Looking at it this way, the shortcomings and biases that an AI might have are similar in kind to those that middle management has. The difference is a matter of degree.
In a real organization, could AI perform some of the functions of middle management? Could the low-level employees provide information to the AI, with AI deciding how to summarize this information for the CEO?
In giving directives, could the CEO use AI to bypass middle management? Could the CEO give a general directive to the AI, such as “launch a new credit card,” and have the AI turn this into a set of instructions that it either executes itself or passes along to the employees who will be involved in implementation?
Users of AI face an alignment problem. The AI might not do what you want. But the point of the Downs model is that your middle management also poses an alignment problem. If we cannot attain perfect alignment of an AI, then keep in mind that we cannot attain perfect alignment of middle management, either.
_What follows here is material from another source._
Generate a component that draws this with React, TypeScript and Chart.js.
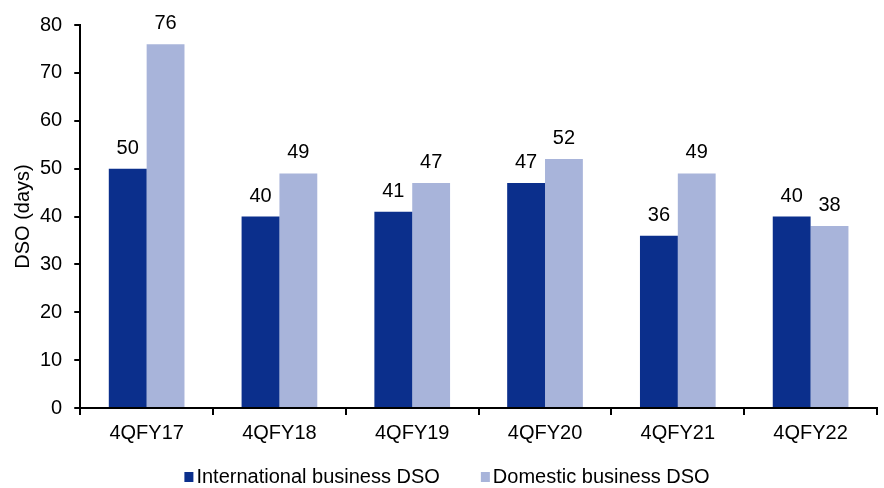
import React, { useEffect, useRef } from "react";
import { Chart, registerables } from "chart.js";

Chart.register(...registerables);

const categories = ["4QFY17", "4QFY18", "4QFY19", "4QFY20", "4QFY21", "4QFY22"];
const internationalDSO = [50, 40, 41, 47, 36, 40];
const domesticDSO = [76, 49, 47, 52, 49, 38];
const seriesNames = ["International business DSO", "Domestic business DSO"];
const seriesColors = ["#0B2F8C", "#A8B4DA"];
const yTitle = "DSO (days)";

const FONT = "Arial, 'Liberation Sans', sans-serif";

const labelPlugin = {
  id: "barLabels",
  afterDatasetsDraw(chart: any) {
    const ctx = chart.ctx;
    ctx.save();
    ctx.font = `20px ${FONT}`;
    ctx.fillStyle = "#000";
    ctx.textAlign = "center";
    ctx.textBaseline = "alphabetic";
    chart.data.datasets.forEach((ds: any, i: number) => {
      const meta = chart.getDatasetMeta(i);
      meta.data.forEach((el: any, j: number) => {
        ctx.fillText(String(ds.data[j]), el.x, el.y - 15);
      });
    });
    ctx.restore();
  },
};

const yTitlePlugin = {
  id: "yTitle",
  afterDraw(chart: any) {
    const ctx = chart.ctx;
    const area = chart.chartArea;
    ctx.save();
    ctx.font = `20px ${FONT}`;
    ctx.fillStyle = "#000";
    ctx.textAlign = "center";
    ctx.textBaseline = "middle";
    ctx.translate(23, (area.top + area.bottom) / 2);
    ctx.rotate(-Math.PI / 2);
    ctx.fillText(yTitle, 0, 0);
    ctx.restore();
  },
};

const legendPlugin = {
  id: "customLegend",
  afterDraw(chart: any) {
    const ctx = chart.ctx;
    ctx.save();
    ctx.font = `20px ${FONT}`;
    ctx.textBaseline = "middle";
    ctx.textAlign = "left";
    const box = 9;
    const gapBox = 3;
    const gapItem = 41;
    const items = chart.data.datasets.map((ds: any) => ({
      text: ds.label,
      color: ds.backgroundColor,
      w: ctx.measureText(ds.label).width,
    }));
    const total = items.reduce((s: number, it: any) => s + box + gapBox + it.w, 0) + gapItem * (items.length - 1);
    let x = chart.width / 2 + 5 - total / 2;
    const y = chart.height - 11;
    items.forEach((it: any) => {
      ctx.fillStyle = it.color;
      ctx.fillRect(x, y - 5, box, 10);
      x += box + gapBox;
      ctx.fillStyle = "#000";
      ctx.fillText(it.text, x, y);
      x += it.w + gapItem;
    });
    ctx.restore();
  },
};

export default function App() {
  const ref = useRef<HTMLCanvasElement>(null);
  useEffect(() => {
    if (!ref.current) return;
    const chart = new Chart(ref.current, {
      type: "bar",
      data: {
        labels: categories,
        datasets: [
          {
            label: seriesNames[0],
            data: internationalDSO,
            backgroundColor: seriesColors[0],
            barPercentage: 1,
            categoryPercentage: 0.57,
          },
          {
            label: seriesNames[1],
            data: domesticDSO,
            backgroundColor: seriesColors[1],
            barPercentage: 1,
            categoryPercentage: 0.57,
          },
        ],
      },
      options: {
        animation: false,
        responsive: false,
        layout: { padding: { left: 28, right: 7, top: 25, bottom: 37 } },
        plugins: {
          legend: { display: false },
          tooltip: { enabled: false },
        },
        scales: {
          x: {
            grid: {
              display: true,
              drawOnChartArea: false,
              drawTicks: true,
              tickLength: 7,
              color: "#000",
              lineWidth: 2,
              offset: true,
            },
            border: { display: true, color: "#000", width: 2 },
            ticks: { color: "#000", font: { size: 20, family: FONT }, padding: 6 },
          },
          y: {
            min: 0,
            max: 80,
            grid: {
              display: true,
              drawOnChartArea: false,
              drawTicks: true,
              tickLength: 6,
              color: "#000",
              lineWidth: 2,
            },
            border: { display: true, color: "#000", width: 2 },
            ticks: { stepSize: 10, color: "#000", font: { size: 20, family: FONT }, padding: 12 },
          },
        },
      },
      plugins: [labelPlugin, yTitlePlugin, legendPlugin],
    });
    return () => chart.destroy();
  }, []);
  return (
    <div style={{ position: "absolute", left: 0, top: 0, width: 884, height: 488, background: "#fff" }}>
      <canvas ref={ref} width={884} height={488} />
    </div>
  );
}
It could turn out that AI is relatively better aligned, or AI in combination with ordinary middle management is better aligned than middle management alone. In that case, then top management can benefit from incorporating AI for some middle management purposes.
On p. 190, Downs writes,
As Roberta Wohlsetter argued in her study of the Pearl Harbor attack, fragmentation of perception inevitably produces an enormous amount of “noise” in the organization’s communications networks. The officials at the bottom must be instructed to report all potentially dangerous situations immediately so the organization can have as much advanced warning as possible. Their preoccupation with their specialties and their desire to insure against the worst possible outcomes, plus other biases, all cause them to transmit signals with a degree of urgency that in most cases proves exaggerated after the fact. These overly urgent signals make it extremely difficult to tell in advance which alarms will prove warranted and which will not.
Organizational hallucination is a frequent occurrence in wartime. At Gallipoli, the British commanders held mistaken ideas about the strengths and weaknesses of Turkish defenses. At Gettysburg, Confederate General Lee was misinformed about the disposition of the Union forces, in part because of flawed intelligence received from his cavalry commander.
At Gallipoli, the British general in the field ignored orders to advance quickly inland. This left his troops badly exposed on the beach. At Gettysburg, Confederate General Lee issued a soft order to General Early to take Cemetary Hill. But Early chose not to attack this important redoubt, allowing Union forces to shore up its defenses.


Following this analogy, it makes it clear that there will be a huge difference between an AI engine that is both trained and controlled by a third party and one that is trained and controlled by the organization itself.
Take your military examples and consider the implications of having all the mid-level officers be mercenaries hired from a company based in another country. Even if they're not actively trying to subvert the information flow, it's going to be distorted because it's not trained specifically for how that army's leadership wants information and how its foot soldiers best get their orders.
If I own the engine, I can do Quality Assurance, make corrections, retrain it, etc. If I let the major AI companies own the engine, then it's a black box that I need to be very careful about trusting.
This is a key point about AI. I get a lot of push back about using it in hiring. “What if it’s biased?” To which I reply, “And the people doing it now aren’t?”